US Treasury Secretary Steven Mnuchin said:
"As soon as the UK is ready we will be prepared to negotiate an attractive trade deal," he told the BBC in Davos.
https://news.sky.com/story/uk-front...rade-deal-says-us-treasury-secretary-11221781
Phillip Hammond told Bloomberg TV
"The UK financial services sector is larger than the rest of the Europeans unions put together so we have some negotiating weight in these discussions."
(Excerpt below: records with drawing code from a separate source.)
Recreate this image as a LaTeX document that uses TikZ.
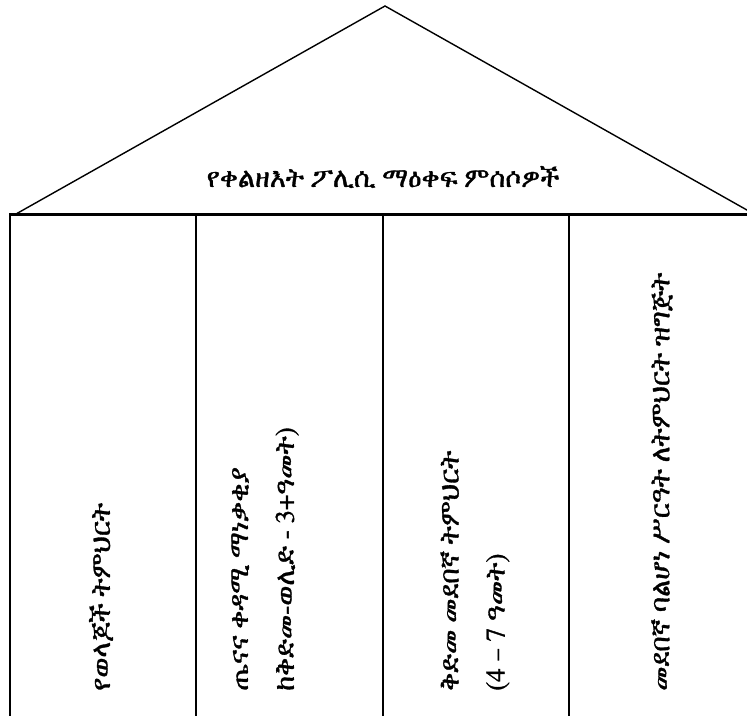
\documentclass[tikz,border=0pt]{standalone}
\usepackage{fontspec}
\IfFontExistsTF{FreeSerif}{\newfontfamily\ethfont[FakeBold=1.2]{FreeSerif}}{\newfontfamily\ethfont{DejaVu Sans}}
\usetikzlibrary{positioning}
\tikzset{
  roofline/.style={line width=1.4pt,line join=miter},
  beamline/.style={line width=3pt},
  pillarline/.style={line width=1.4pt},
  edgeline/.style={line width=2.5pt},
  roofnote/.style={inner sep=0pt,font=\ethfont\fontsize{27}{32}\selectfont},
  pillarnote/.style={rotate=90,anchor=west,align=left,inner sep=0pt,font=\ethfont\fontsize{27}{46}\selectfont},
}

\begin{document}
\begin{tikzpicture}[x=1pt,y=-1pt]
  \useasboundingbox (0,0) rectangle (747,715);
  % roof
  \coordinate (apex) at (385,6);
  \coordinate (eaveL) at (16,214);
  \coordinate (eaveR) at (754,214);
  \draw[roofline] (eaveL) -- (apex) -- (eaveR);
  \node[roofnote] (roof) at (383,177) {የቀልዘእት ፖሊሲ ማዕቀፍ ምሰሶዎች};
  % pillars
  \coordinate (beamL) at (9,214);
  \coordinate (beamR) at (756,214);
  \coordinate (edgeT) at (10,214);
  \coordinate (edgeB) at (10,716);
  \draw[edgeline] (edgeT) -- (edgeB);
  \foreach \i/\x in {1/196,2/383,3/569}{
    \coordinate (top\i) at (\x,214);
    \coordinate (foot\i) at (\x,716);
    \draw[pillarline] (top\i) -- (foot\i);
  }
  \draw[beamline] (beamL) -- (beamR);
  \node[pillarnote] (parents) at (101,691) {የወላጆች ትምህርት};
  \node[pillarnote] (health) at (265,691) {ጤናና ቀዳሚ ማነቃቂያ\\ከቅድመ-ወሊድ - 3+ዓመት)};
  \node[pillarnote] (preschool) at (475,691) {ቅድመ መደበኛ ትምህርት\\(4 – 7 ዓመት)};
  \node[pillarnote] (readiness) at (662,691) {መደበኛ ባልሆነ ሥርዓት ለትምህርት ዝግጅት};
\end{tikzpicture}
\end{document}
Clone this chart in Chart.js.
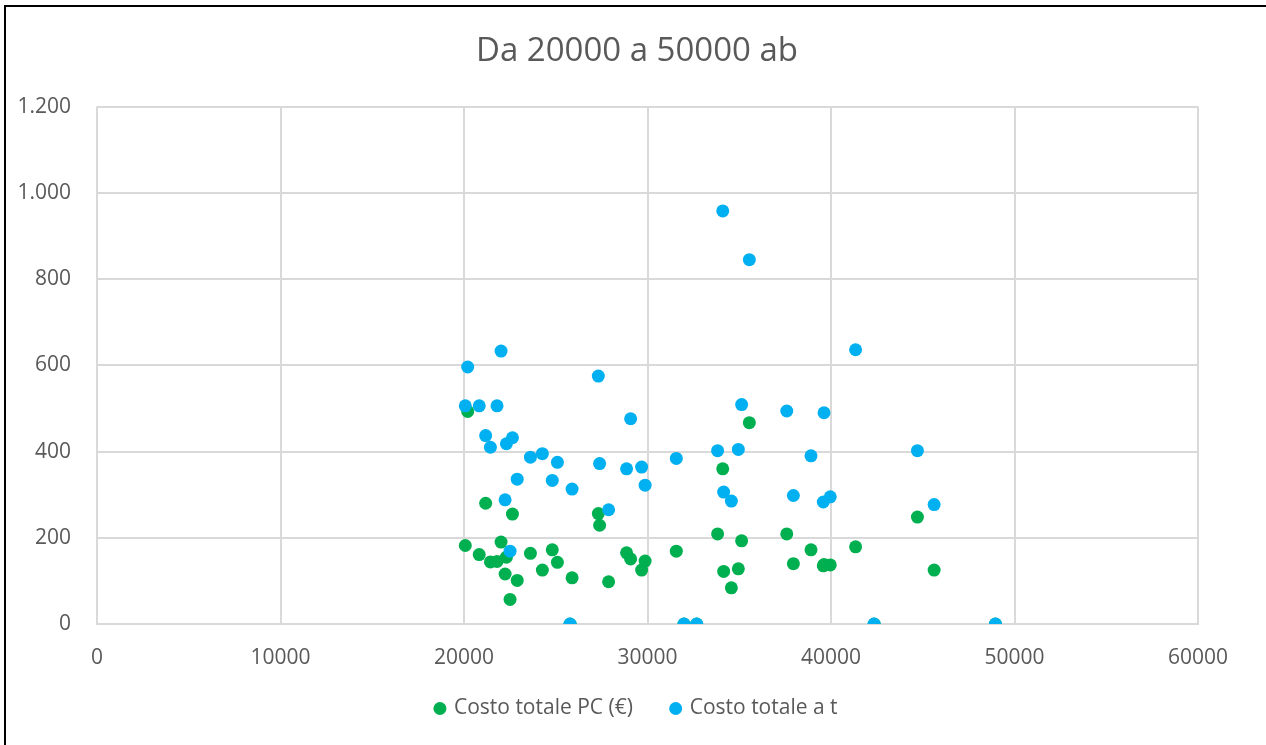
<!DOCTYPE html>
<html>
<head>
<meta charset="utf-8">
<script src="https://cdn.jsdelivr.net/npm/chart.js@4/dist/chart.umd.min.js"></script>
<style>
    html, body { margin: 0; padding: 0; background: #ffffff; }
    #box { position: relative; width: 1266px; height: 745px; overflow: hidden; }
    #frame {
        position: absolute; left: 4px; top: 5px; width: 1270px; height: 760px;
        border-left: 2px solid #000; border-top: 2px solid #000;
        pointer-events: none;
    }
</style>
</head>
<body>
<div id="box">
    <canvas id="grafico" width="1266" height="745"></canvas>
    <div id="frame"></div>
</div>
<script>
// Dati: abitanti e costi
const abitanti = [20070, 20200, 20830, 21180, 21440, 21800, 22020, 22240, 22310, 22510,
    22640, 22900, 23620, 24270, 24810, 25090, 25780, 25890, 27320, 27390,
    27880, 28860, 29080, 29680, 29870, 31570, 31990, 32680, 33820, 34100,
    34150, 34570, 34950, 35130, 35550, 37590, 37950, 38910, 39580, 39620,
    39960, 41340, 42350, 44710, 45620, 48960];
const costoPC = [182, 493, 161, 280, 144, 145, 190, 116, 155, 57,
    255, 101, 164, 125, 172, 143, 0, 107, 256, 229,
    98, 165, 151, 125, 146, 169, 0, 0, 209, 360,
    122, 84, 128, 193, 467, 209, 140, 172, 135, 138,
    137, 179, 0, 248, 125, 0];
const costoT = [506, 596, 506, 437, 410, 506, 633, 288, 418, 169,
    432, 336, 387, 395, 333, 375, 0, 313, 575, 372,
    265, 360, 476, 364, 322, 384, 0, 0, 402, 958,
    306, 285, 405, 509, 845, 494, 298, 390, 283, 490,
    295, 636, 0, 402, 277, 0];
const etichette = ['Costo totale PC (€)', 'Costo totale a t'];
const titolo = 'Da 20000 a 50000 ab';

const grigio = '#595959';
const griglia = '#d9d9d9';
// spazio in più dopo la prima voce della legenda
const spazioLegenda = '\u00a0\u00a0\u00a0\u00a0\u00a0\u200b';

function punti(ys) {
    return abitanti.map((x, i) => ({ x: x, y: ys[i] }));
}

// separatore delle migliaia all'italiana (1.200)
function formatoIt(v) {
    return String(v).replace(/\B(?=(\d{3})+(?!\d))/g, '.');
}

const ctx = document.getElementById('grafico');
new Chart(ctx, {
    type: 'scatter',
    data: {
        datasets: [{
            label: etichette[0] + spazioLegenda,
            data: punti(costoPC),
            backgroundColor: '#00b050',
            borderWidth: 0,
            pointRadius: 6.5,
            pointHoverRadius: 6.5,
            order: 1
        }, {
            label: etichette[1],
            data: punti(costoT),
            backgroundColor: '#00b0f0',
            borderWidth: 0,
            pointRadius: 6.5,
            pointHoverRadius: 6.5,
            order: 0
        }]
    },
    options: {
        responsive: false,
        animation: false,
        layout: { padding: { left: 8, right: 0, top: 0, bottom: 16 } },
        plugins: {
            title: {
                display: true,
                text: titolo,
                color: grigio,
                font: { family: 'Open Sans', size: 33, weight: 'normal' },
                padding: { top: 32, bottom: 35 }
            },
            legend: {
                position: 'bottom',
                labels: {
                    color: grigio,
                    font: { family: 'Open Sans', size: 21 },
                    usePointStyle: true,
                    pointStyle: 'circle',
                    boxWidth: 7,
                    boxHeight: 9.2,
                    padding: 12,
                    sort: (a, b) => a.datasetIndex - b.datasetIndex
                }
            },
            tooltip: { enabled: false }
        },
        scales: {
            x: {
                type: 'linear',
                min: 0,
                max: 60000,
                afterFit: function(scale) { scale.height = 62; },
                grid: { color: griglia, lineWidth: 2, drawTicks: false },
                border: { color: griglia, width: 2 },
                ticks: {
                    stepSize: 10000,
                    color: grigio,
                    padding: 21,
                    font: { family: 'Open Sans', size: 21 },
                    callback: v => String(v)
                }
            },
            y: {
                min: 0,
                max: 1200,
                afterFit: function(scale) { scale.width = 89; },
                grid: { color: griglia, lineWidth: 2, drawTicks: false },
                border: { display: false },
                ticks: {
                    stepSize: 200,
                    color: grigio,
                    padding: 26,
                    font: { family: 'Open Sans', size: 21 },
                    callback: v => formatoIt(v)
                }
            },
            // asse vuoto a destra, solo per lasciare il margine
            destra: {
                type: 'linear',
                position: 'right',
                min: 0,
                max: 1200,
                afterFit: function(scale) { scale.width = 68; },
                grid: { display: false, drawTicks: false },
                border: { display: false },
                ticks: { display: false }
            }
        }
    }
});
</script>
</body>
</html>
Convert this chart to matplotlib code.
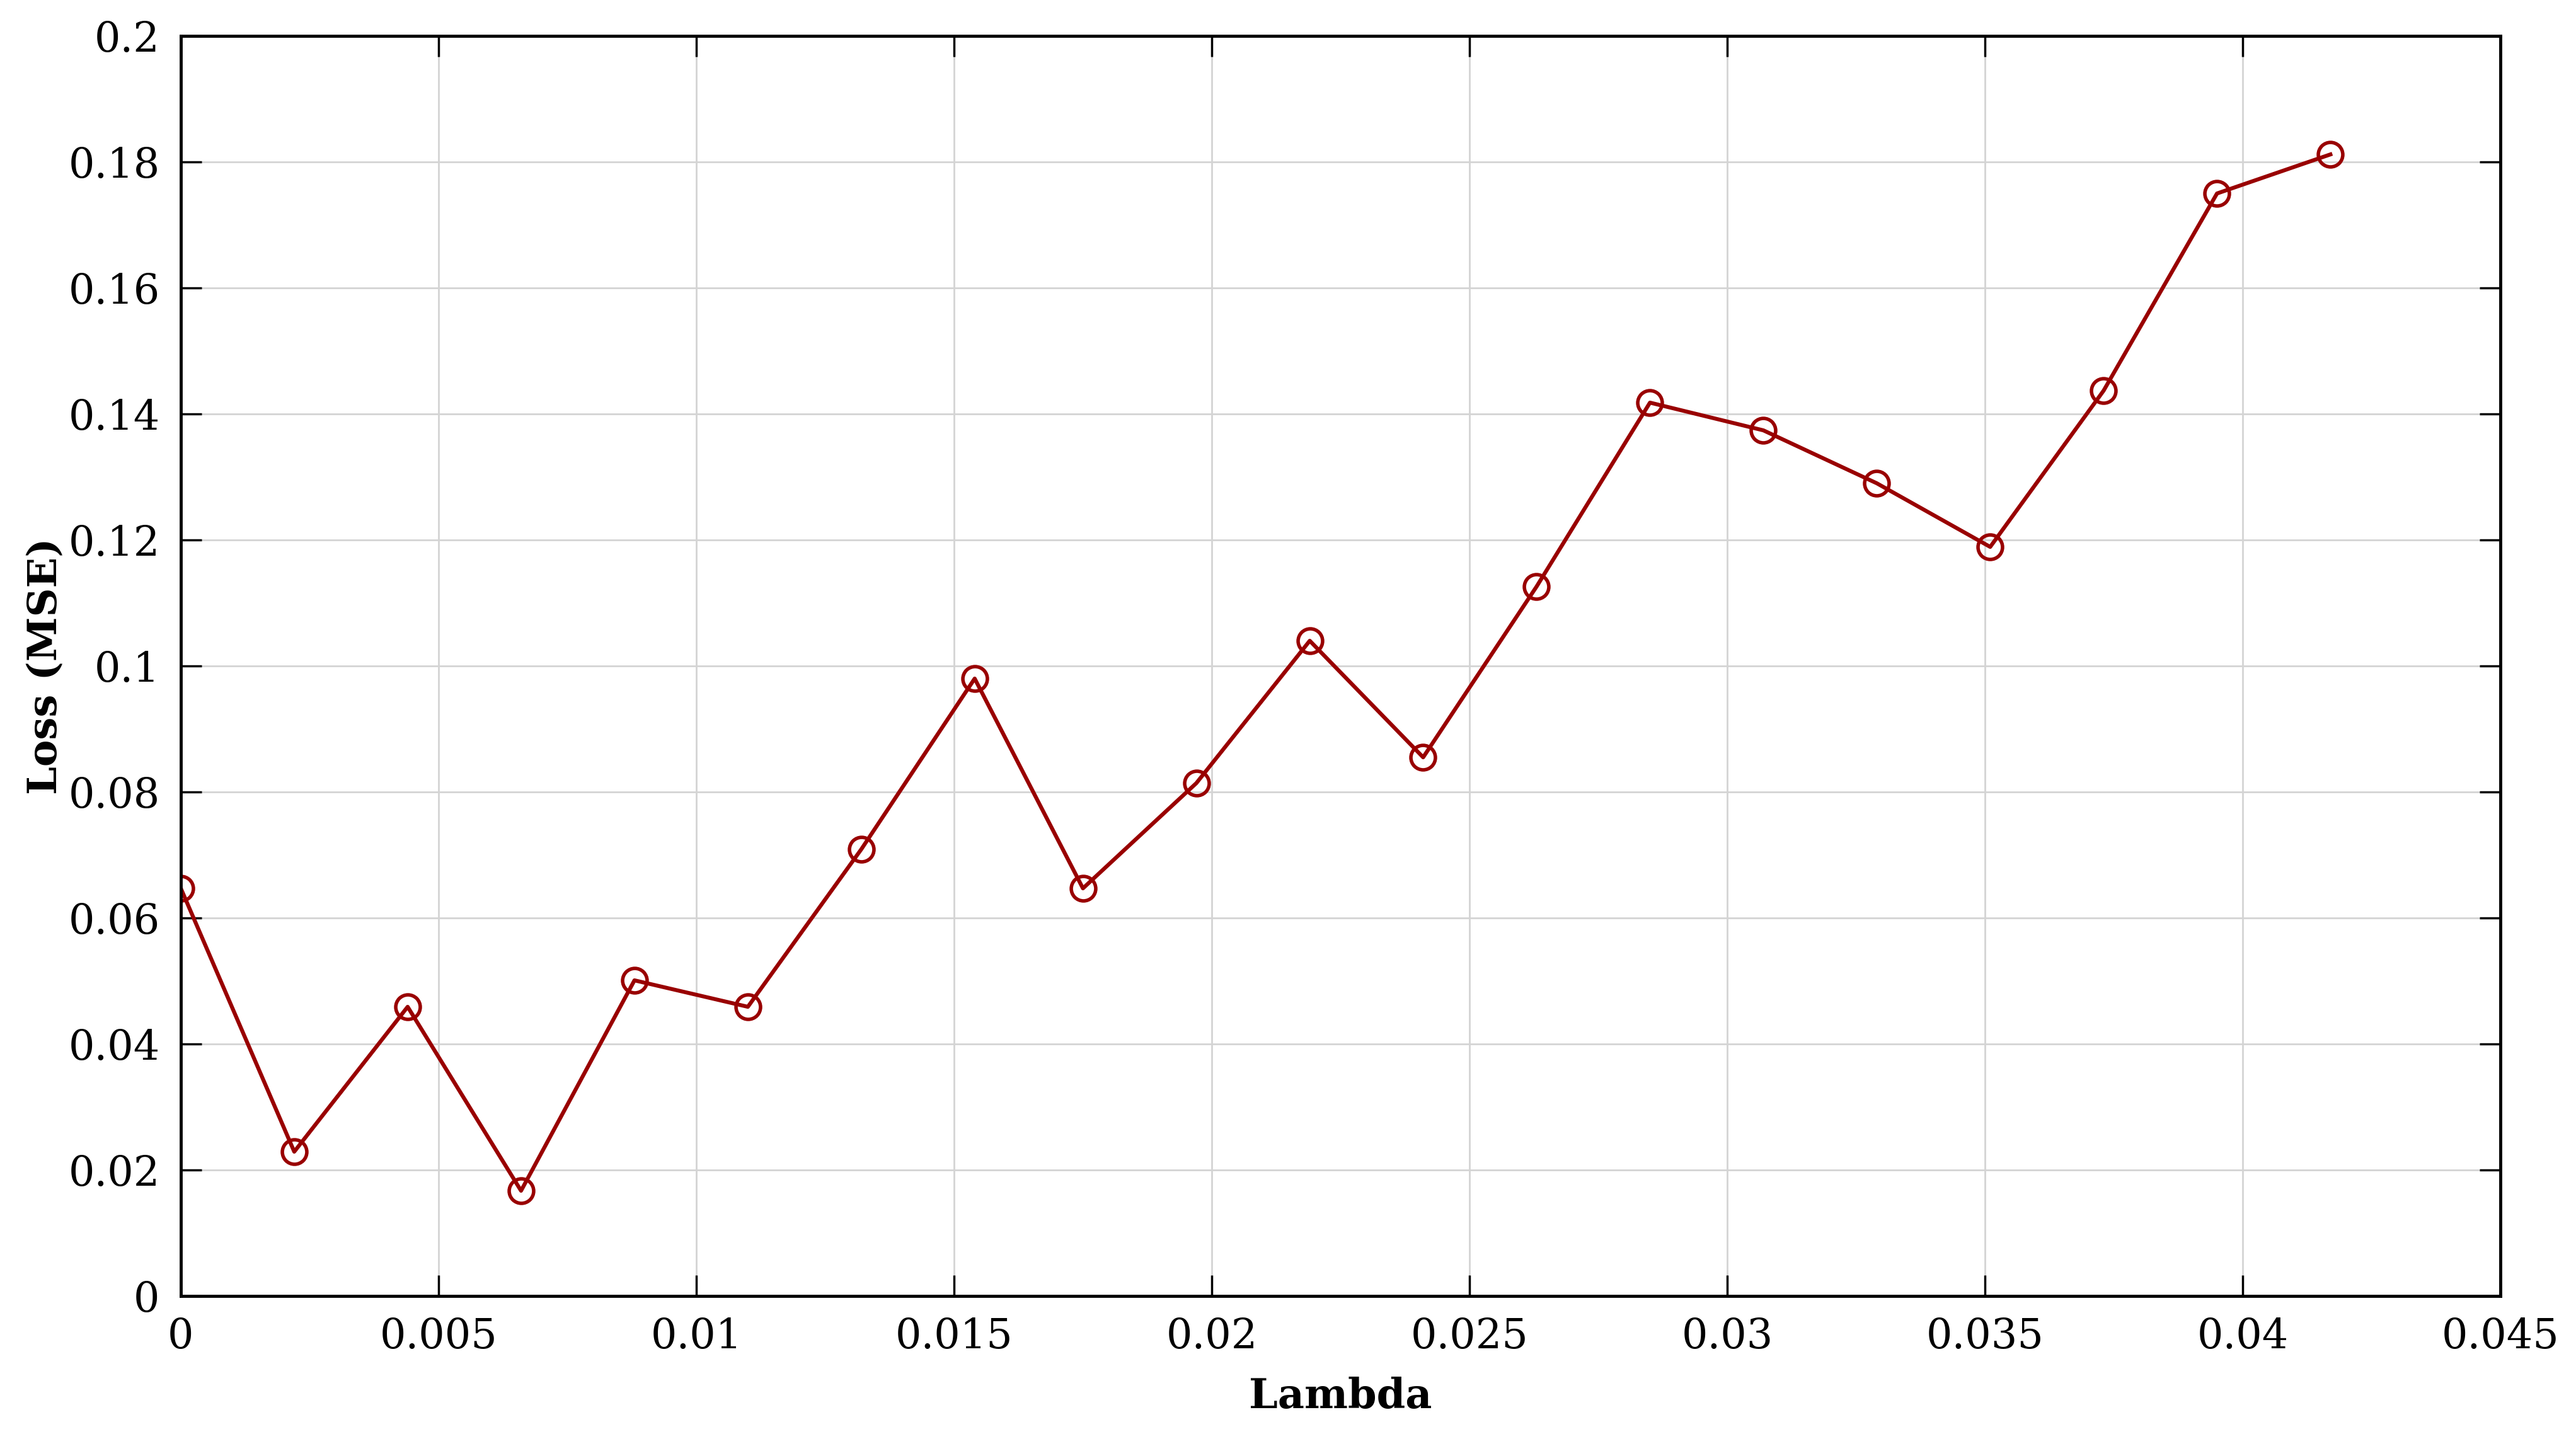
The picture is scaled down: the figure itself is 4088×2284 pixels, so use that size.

But it does amuse me to see the Brexiters bigging up this (international, migrant run) beacon of privilege sector one minute and slagging off the ‘elite establishment’ the next. The heart of the Brexit contradiction - I think the majority of those who voted for it were hardly concerned about the wellbeing of a group of extremely well off British and foreign bankers, hedge fund managers, investment brokers etc most of whom will have voted remain, they wanted a world where the interests of ordinary British people were given more attention. But many of the political leaders of Brexit - definitely Johnson, Fox, Gove, perhaps not Farage - are neo liberals economically who want deregulation and a sink or swim survival of the fittest global economy, regard limits to immigration as a threat to our ability to thrive in this sort of world and dislike the EU precisely because it attempts to regulate and protect (not always very well of course). Corbyn and his ilk dislike the EU because despite trying to knock some of the hard edges off capitalism it is a resolutely capitalist enterprise, and it’s rules would prevent them doing lots of socialist things. UKIP probably did represent the views of the average Brexit voters most accurately, and now they are dead in the water, despite there being an obvious role for someone other than Jake Rees Mogg to hold Davies and May to account.
As the result will probably be a fudged soft Brexit I shouldn’t complain too much.